Inside, differences between the Bi-Fuel and the standard V70 are minimal. The Bi-Fuel vehicle has two fuel gauges for each fuel source and a switch on the dashboard that allows the driver to choose between fuels. The CNG tank is located behind the rear seat in the cargo area. As a result, cargo space is a bit reduced. As with all the CNG equipment in the Bi-Fuel V70, the aluminum-carbon tank is protected in an airtight casing and positioned away from the crumple zones.

volvo bi-fuel engine
The Volvo bi-fuel engine looks ordinary enough, but the CNG tank reduces space in the cargo area by a bit.

The CNG tank holds the equivalent of 7 gallons of petrol and has a range of 150-180 miles. With the petrol tank, total driving range is more than 600 miles. The CNG system is designed to run on methane and takes between one and four minutes to refuel, depending on the filling station’s capacity. Fuel is dispensed through a pressure fitting located next to the petrol inlet behind the same filler door.
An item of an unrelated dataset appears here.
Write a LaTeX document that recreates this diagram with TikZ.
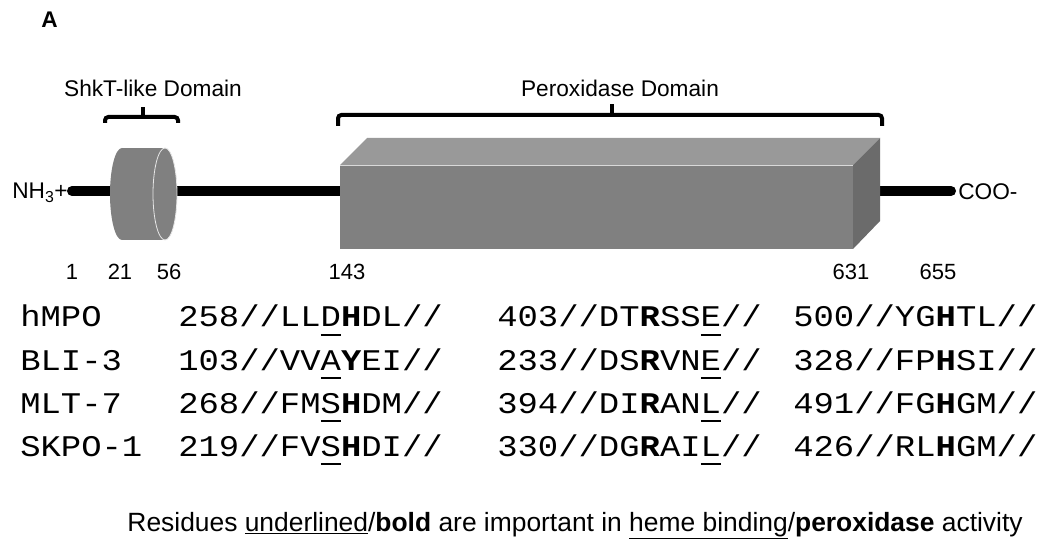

When the CNG tank is selected via the dashboard switch, the car automatically starts on the conventional gasoline tank and then switches over to the natural gas within a few seconds. When the CNG tank runs empty, the vehicle automatically switches to the petrol tank. When this happened during the road test, the transition was seamless, with one insubstantial hiccup as the natural gas ran out and the petrol took over.

The Volvo Bi-Fuel V70 is one of a collection of bi-fuel and natural gas exclusive vehicles currently available. In the United States, natural gas vehicles are most frequently found in fleet use and then in small numbers. Natural gas and bi-fuel vehicles are more popular in Europe and are sold to individuals as well as in fleets. The Volvo Bi-Fuel V70 is not sold in North America. A handful of Bi-Fuel Volvos are in the States for research programs and as part of cities’ alternative commuter programs.

Natural gas, in both its compressed and liquefied forms, currently offers the greatest reduction in emissions (compared to gasoline) of all the liquid and gaseous fuels available for transportation use. Industry experts say that the earth’s natural gas supply will last beyond the 21st century even if the use of natural gas vehicles were to increase dramatically, making it a logical choice, at least for the short term, for alternative fuel vehicles.

Compressed natural gas is a pressurized form of natural gas, which is stored in cylinders at up to 3600 psi. CNG is usually compressed at a refueling station and "dried" to remove the water. Today’s natural gas vehicles use CNG most often, although liquefied natural gas (LNG) is increasing in popularity, especially in the heavy-duty truck market.